Burunking personal names consist of a '''family name''' (''aaxeng'') and a '''given name''' (''xeng''). Family names are derived from an individual's clan and remain the same throughout a person's life. Given names consist of two types: a) a childhood name conferred by parents at birth or early childhood (''ayaxeng''), and b) an adult name conferred at puberty by community elders (''xensho'').
Family names are generally derived from the name of the ''amasho'' (female ancestor) of a clan, usually with one of the suffixes ''-eng'', ''-iri'', ''-ko'', ''-zoi'' and, rarely, ''-daz''. For example, a descendant of ''Endazibya'' might be called ''Endazibyeng'' or ''Endazibiri''. More often, a hypocoristic form of the name is used, e.g. ''Endashiri'' or ''Daziko''.
Family names are not changed on marriage. Children will usually adopt the name of their mother.

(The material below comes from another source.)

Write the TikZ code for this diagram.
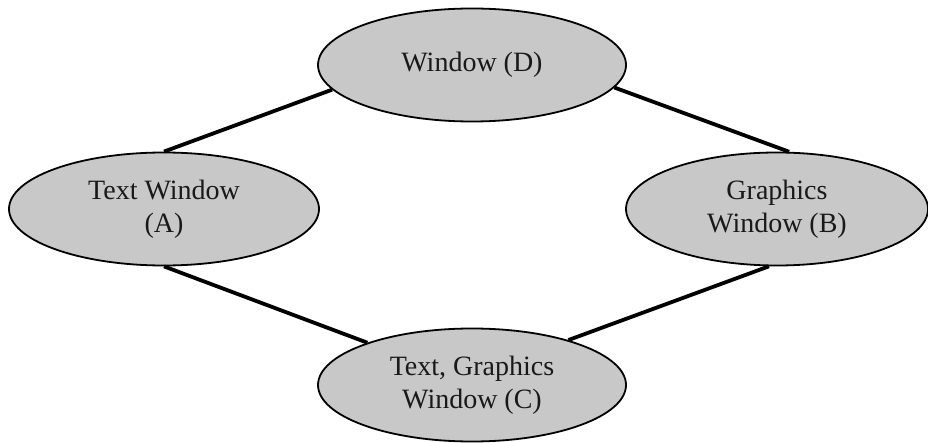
\documentclass[tikz,border=0pt]{standalone}
\usepackage{fontspec}
\setmainfont{Liberation Serif}
\usetikzlibrary{shapes.geometric}
\definecolor{ellfill}{RGB}{200,200,200}
\definecolor{txt}{RGB}{25,25,25}
\begin{document}
\begin{tikzpicture}[x=1pt,y=-1pt,
  cls/.style={ellipse,draw=black,line width=1.8pt,fill=ellfill,inner sep=0pt,
    minimum width=308pt,minimum height=113pt,align=center,
    font=\fontsize{28}{33}\selectfont,text=txt},
  link/.style={line width=3.8pt,draw=black}]
\useasboundingbox (0,0) rectangle (928,443);
\node[cls] (D) at (472,65) {Window (D)};
\node[cls,minimum width=310pt] (A) at (164,209) {Text Window\\(A)};
\node[cls,minimum width=302pt] (B) at (777,209) {Graphics\\Window (B)};
\node[cls] (C) at (472,385) {Text, Graphics\\Window (C)};
\draw[link] (A.north) -- (D.190);
\draw[link] (B.78) -- (D.351);
\draw[link] (A.south) -- (C.158);
\draw[link] (B.262) -- (C.25);
\end{tikzpicture}
\end{document}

Childhood names are usually affectionate, descriptive names indicating some physical characteristic or quality. For example, a child born with dark hair or complexion might be called ''Beuto'' "little dark one", a fair child might be called ''Oijing'' "like the sun", a happy child might be called ''Izizoi'' "fond of smiling". To western ears some of these names might seem rude or uncouth, denoting apparently negative or embarrassing features according to our own standards, e.g. ''Ishuno'' "little blind one", ''Beretteng'' "big ears", ''Xabeuno'' "little pot belly". There are few taboos concerning such names, except where they are deemed to confer bad luck or are considered to diminish the status of the family. A handful of words are not considered appropriate, e.g. ''dedez'' "beautiful, handsome" is used only of adults.
Once a child has reached adulthood and undergone the relevant rites, it is considered rude to refer to a person by their childhood name, except for close family members and close friends. In some cases an individual will forego their childhood name entirely.
Adult names are conferred as part of the series of rites that initiate a child into adulthood. They are usually composed of two elements, which are symbolic of an individual's qualities and expected role in society. The two elements are always combined into a single word, but they may or may not make sense as a unit. For example, the name ''Endazibya'' above is derived from ''endaz'' "strength, power" and ''ibya'' "river", and may be interpreted as a whole meaning "power of a river".
In some communities it is common for all children to the same parents or the same mother to have one element of their name in common. This is often a topographical feature (''ibya'' "river", ''binji'' "mountain"), an animal (''furi'' "bird", ''heuji'' "horse") or a quality (''furi'' "white", ''funuz'' "wise").